The first track, "My Private Jealousy", is a terrific upbeat rock song. There is a great mix of the heavier side of them from the guitars (Takuro and Hisashi) along with the consistent and catchy rhythm from the bass (Jiro) and drums (supporting drummer Toshi).
There is also this more smoother and softer rock element to GLAY and this song which comes through from Teru's vocal work. Teru sings with such beautiful and distinctive vocals and the lyrics of "My Private Jealousy" themselves are sung with fantastic clarity.
The guitar solo starting near enough a third of the way through, takes things to another level, offering a unique and funky edge to the song for the first part before then switching to a more 'arena rock' level of solo and then back again to end the song with a superb finish.
The accompanying music video is a nice piece, although it is a little dark as the colour theme seems to be nearly all in black and silver which does make it a little hard to keep focused, especially with the rotating camera angles which keep cropping up every now and then. On the other hand, there are some great shots of GLAY from between the silk drapes as well as solo shots of each of them.

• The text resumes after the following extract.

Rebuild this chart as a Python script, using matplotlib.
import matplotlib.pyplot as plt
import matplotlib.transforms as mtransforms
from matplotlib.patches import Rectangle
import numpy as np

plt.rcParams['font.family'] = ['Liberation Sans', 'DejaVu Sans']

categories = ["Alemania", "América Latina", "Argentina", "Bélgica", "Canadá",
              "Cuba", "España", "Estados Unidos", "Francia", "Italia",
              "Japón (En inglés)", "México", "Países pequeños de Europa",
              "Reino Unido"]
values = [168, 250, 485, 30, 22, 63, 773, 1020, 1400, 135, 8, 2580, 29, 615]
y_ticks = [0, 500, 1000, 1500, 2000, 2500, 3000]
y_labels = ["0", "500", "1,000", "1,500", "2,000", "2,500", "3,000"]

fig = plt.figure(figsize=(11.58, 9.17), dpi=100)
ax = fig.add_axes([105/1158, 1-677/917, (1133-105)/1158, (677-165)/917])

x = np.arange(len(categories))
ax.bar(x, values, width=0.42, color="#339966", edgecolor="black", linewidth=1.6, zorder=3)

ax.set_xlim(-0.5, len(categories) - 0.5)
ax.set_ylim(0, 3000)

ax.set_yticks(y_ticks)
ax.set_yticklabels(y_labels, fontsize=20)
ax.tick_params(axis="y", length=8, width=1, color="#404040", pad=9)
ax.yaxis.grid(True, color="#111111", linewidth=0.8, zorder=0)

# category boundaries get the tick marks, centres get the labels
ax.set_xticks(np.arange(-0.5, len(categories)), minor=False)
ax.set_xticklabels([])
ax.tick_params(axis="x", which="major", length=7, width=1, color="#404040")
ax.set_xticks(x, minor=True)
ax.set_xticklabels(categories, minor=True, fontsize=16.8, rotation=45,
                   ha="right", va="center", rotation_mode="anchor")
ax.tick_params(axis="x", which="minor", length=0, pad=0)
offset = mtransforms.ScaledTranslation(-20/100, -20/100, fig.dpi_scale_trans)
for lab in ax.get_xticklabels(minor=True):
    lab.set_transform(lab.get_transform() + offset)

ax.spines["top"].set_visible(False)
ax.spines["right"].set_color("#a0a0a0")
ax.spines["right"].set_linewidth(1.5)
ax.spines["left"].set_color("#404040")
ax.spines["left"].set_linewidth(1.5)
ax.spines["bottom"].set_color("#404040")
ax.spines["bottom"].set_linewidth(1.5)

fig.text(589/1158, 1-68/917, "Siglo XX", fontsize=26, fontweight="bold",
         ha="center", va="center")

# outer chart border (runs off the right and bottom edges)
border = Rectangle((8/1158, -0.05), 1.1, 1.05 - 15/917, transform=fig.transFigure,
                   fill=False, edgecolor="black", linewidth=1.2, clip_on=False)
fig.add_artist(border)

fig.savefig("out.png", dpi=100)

"My Private Jealousy", as a single overall, is nothing short of what you would want and need from a new release from GLAY. Keeping touch with their individual musicality, and maintaining the style that has given them the credibility and name they have today, GLAY continue striving to please their fans, and with this release they have definitly succeeded.
Written by Keita Eiri-Uesugi
The widely acclaimed GLAY bring us their second single release of the year, "Precious" on 8th September, 2010. After a five month wait since their previous digital single release of "Apologize", which was placed as the 7th best selling artist of all time in Japan due to their selling of 37.5million across the country itself as of August 2010. It’s not hard to see why they are as respectable and as successful as they currently are. This single will be the bands first release under their newly created label, "Loversoul Music & Associates" (established in June this year).
With a slow, melodic piano start, leading into soft guitar strumming and light drums, vocals come in with a soft sound, and on top of the instruments, it’s clear that vocals will take more emphasis in the piece. With emotion building behind the singing, leading into a more upbeat chorus, this song is similar to "Apologize" in that essence, with a little more feeling placed in. Not forgetting the jazz sounds throughout the instrumental it’s definitely an interesting mixture to listen to.
Takuro and Hisashi on guitars have a clean style throughout, with predominance on the vocals, they do not seem to play any fancy guitar tricks. A song that definitely displays the bands portrayed style, the guitars tempo remains slow and consistent, giving a pleasing backing for Teru’s inclusion. They seem to switch from slow verse to slightly up-beat chorus effortlessly and remain at that pace till the end of the song.
Definitely a band with a rock sound, verging on a light, catchy sprinkling of pop-sound. However, this is perhaps not the strongest of releases, but it does have a somewhat powerful impact no less. With becoming such an influential music force in Japan since 1988, it is not as if the band can disappoint now. The release is full and whole, packed with feeling, and is just a pleasure to listen to all the same.